Few things can start the day, or the week off worse than a required routine monotonous morning meeting. Maybe you’ve been to meetings like this yourself and you know how they go. People drone on and on about things that no one else is really interested in. It is just that there is an expectation that everyone will say something when no one wants to, or even prepares to speak. Such meetings have been the bane of many of my jobs and it is rare that I’ve found respites. There was one exception I can remember. I once had a manager who hated these meetings as much as anyone else. He still had to run them, so he would start every meeting with, “Any old business? Any new business? Okay, then. Let’s go out and get ‘em”. You had to be quick, motivated, and prepared if you had any something you felt was important and needed to be brought up in the meeting.
It never occurred to me that meetings like this could exist in the medical profession. When I went to a doctor when I was younger, I always thought of it as visits to some oracle with various people running around him, and not as part of a team, which centered on me. Yet, team based patient centered medicine is the way primary care is, or at least should be, going. With teams, you need meetings. The question becomes, how do you make them empowering instead of draining.
These meetings, often called ‘huddles’ are done differently by different teams, and part of the quality improvement process at CHC has been to find what has worked best from each team’s huddle and to share the experiences so each team’s huddle can be as effective as possible. This includes having medical assistants gather information about patients coming in during the day so that the whole team can review the details and be sure that nothing is missed.
You see, many people, myself included, put off going to the doctor until there is something that really needs to be taken care of. So, when we do make it to the doctor’s office, a good medical team will focus not only on the sore throat or other condition that brought us to the office, but all the other things that should be checked, like how we are doing controlling our blood pressure, diabetes, or other conditions and whether or not we went to the specialist we had been referred to at a previous appointment. If we’ve been to a specialist, a good medical assistant will have gotten the results and made sure that our charts are up to date and the nurses and doctors know everything they need to know to give us the best possible service.
The quality improvement process has gathered best practices for huddles and has been sharing them with all the teams.
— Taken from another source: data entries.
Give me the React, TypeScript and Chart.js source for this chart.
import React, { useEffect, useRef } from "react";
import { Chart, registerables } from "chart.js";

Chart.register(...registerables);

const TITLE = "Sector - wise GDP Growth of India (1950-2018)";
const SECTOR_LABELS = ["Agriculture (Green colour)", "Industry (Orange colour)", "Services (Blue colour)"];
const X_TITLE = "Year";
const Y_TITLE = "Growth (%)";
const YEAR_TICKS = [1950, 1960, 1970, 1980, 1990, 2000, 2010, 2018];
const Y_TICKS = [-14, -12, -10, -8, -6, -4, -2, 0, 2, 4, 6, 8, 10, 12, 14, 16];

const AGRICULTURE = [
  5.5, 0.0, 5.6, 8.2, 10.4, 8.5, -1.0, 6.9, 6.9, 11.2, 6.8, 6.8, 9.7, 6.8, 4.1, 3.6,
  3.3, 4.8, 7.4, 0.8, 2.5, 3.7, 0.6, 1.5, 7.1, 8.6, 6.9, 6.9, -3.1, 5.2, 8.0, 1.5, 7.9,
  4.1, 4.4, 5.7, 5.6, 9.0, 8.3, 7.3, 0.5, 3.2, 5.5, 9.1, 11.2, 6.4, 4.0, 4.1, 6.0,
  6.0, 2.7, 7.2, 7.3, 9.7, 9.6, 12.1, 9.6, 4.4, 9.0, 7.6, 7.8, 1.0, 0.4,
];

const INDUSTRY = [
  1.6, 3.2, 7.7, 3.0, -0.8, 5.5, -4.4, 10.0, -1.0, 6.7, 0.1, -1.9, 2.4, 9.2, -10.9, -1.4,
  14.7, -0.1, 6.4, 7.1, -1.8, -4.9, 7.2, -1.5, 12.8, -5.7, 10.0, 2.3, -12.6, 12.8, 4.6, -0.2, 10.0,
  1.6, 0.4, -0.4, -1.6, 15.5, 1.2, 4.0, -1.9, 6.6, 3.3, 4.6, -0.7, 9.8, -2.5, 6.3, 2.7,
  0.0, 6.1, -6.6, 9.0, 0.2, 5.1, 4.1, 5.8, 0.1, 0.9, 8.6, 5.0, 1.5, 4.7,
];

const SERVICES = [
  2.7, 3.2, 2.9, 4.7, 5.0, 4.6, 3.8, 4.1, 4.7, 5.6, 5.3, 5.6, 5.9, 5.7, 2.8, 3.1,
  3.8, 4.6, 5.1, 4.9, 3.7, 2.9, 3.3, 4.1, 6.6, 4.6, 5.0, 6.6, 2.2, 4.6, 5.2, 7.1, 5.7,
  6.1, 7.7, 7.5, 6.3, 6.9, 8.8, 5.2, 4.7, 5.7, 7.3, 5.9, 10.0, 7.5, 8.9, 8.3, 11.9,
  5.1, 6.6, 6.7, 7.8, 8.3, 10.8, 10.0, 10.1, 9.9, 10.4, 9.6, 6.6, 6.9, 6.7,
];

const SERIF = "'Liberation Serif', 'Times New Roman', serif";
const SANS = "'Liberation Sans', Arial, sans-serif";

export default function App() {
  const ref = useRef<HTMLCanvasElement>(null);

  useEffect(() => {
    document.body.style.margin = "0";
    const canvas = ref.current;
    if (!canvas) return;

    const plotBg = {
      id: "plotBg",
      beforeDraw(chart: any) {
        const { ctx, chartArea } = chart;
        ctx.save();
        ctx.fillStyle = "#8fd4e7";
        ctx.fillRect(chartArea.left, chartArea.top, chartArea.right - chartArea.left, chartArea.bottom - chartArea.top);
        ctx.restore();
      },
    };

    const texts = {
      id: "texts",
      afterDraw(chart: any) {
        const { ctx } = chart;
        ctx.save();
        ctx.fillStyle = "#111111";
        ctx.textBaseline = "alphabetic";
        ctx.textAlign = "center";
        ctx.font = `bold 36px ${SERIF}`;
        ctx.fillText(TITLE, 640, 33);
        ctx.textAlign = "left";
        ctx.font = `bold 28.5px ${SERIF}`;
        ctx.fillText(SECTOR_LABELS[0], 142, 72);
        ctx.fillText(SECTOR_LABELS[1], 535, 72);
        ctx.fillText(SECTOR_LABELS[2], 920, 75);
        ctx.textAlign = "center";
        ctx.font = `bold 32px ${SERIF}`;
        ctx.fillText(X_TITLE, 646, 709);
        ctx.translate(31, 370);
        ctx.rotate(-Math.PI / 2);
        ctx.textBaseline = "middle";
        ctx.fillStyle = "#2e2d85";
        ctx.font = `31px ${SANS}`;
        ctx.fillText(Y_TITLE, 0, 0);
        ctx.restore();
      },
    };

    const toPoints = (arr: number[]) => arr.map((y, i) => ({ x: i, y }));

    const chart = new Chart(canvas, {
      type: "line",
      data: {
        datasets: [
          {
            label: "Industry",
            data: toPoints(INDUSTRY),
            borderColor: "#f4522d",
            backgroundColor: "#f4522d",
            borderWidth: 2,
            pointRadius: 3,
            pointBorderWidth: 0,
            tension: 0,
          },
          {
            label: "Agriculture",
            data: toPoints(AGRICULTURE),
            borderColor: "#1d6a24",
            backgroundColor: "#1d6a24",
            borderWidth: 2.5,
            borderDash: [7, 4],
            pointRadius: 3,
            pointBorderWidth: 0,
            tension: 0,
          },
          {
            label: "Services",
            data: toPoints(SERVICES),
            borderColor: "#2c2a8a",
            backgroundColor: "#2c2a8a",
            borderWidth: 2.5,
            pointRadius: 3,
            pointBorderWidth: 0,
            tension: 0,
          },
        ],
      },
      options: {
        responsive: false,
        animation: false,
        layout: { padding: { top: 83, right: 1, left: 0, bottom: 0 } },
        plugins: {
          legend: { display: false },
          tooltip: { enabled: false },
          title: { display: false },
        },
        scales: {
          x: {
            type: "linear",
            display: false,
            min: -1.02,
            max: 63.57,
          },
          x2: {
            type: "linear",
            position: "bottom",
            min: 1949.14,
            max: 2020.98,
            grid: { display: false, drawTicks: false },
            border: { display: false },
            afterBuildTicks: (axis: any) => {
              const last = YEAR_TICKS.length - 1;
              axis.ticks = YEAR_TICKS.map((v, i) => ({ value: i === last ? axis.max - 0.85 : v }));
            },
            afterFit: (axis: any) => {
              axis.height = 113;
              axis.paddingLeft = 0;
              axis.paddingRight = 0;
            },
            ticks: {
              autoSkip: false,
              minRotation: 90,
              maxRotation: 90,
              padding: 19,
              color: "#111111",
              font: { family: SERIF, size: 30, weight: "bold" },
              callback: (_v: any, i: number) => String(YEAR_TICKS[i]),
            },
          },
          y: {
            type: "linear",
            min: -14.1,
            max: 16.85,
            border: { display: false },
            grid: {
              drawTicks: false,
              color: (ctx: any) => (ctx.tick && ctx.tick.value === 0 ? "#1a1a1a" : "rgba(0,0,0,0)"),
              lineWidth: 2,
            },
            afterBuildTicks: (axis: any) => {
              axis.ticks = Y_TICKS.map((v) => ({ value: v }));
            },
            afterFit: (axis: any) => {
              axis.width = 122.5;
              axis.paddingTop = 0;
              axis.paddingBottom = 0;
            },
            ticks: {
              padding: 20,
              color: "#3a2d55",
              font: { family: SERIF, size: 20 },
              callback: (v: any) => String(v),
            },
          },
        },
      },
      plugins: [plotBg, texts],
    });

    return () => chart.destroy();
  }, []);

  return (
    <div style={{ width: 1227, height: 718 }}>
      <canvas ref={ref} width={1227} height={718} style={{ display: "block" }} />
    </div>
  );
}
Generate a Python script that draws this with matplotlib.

This means the medical teams are less likely to have a routine monotonous morning meeting. Instead, they are empowered to meet patients, ready to tackle both the immediate and long term health issues. Not only does this do away with one of the things that can start the day off badly, but it addresses something even worse, having patients and providers waiting as medical assistants scramble to gather and communicate important health information that could have been gathered and discussed earlier. Less waiting means a better experience for everyone.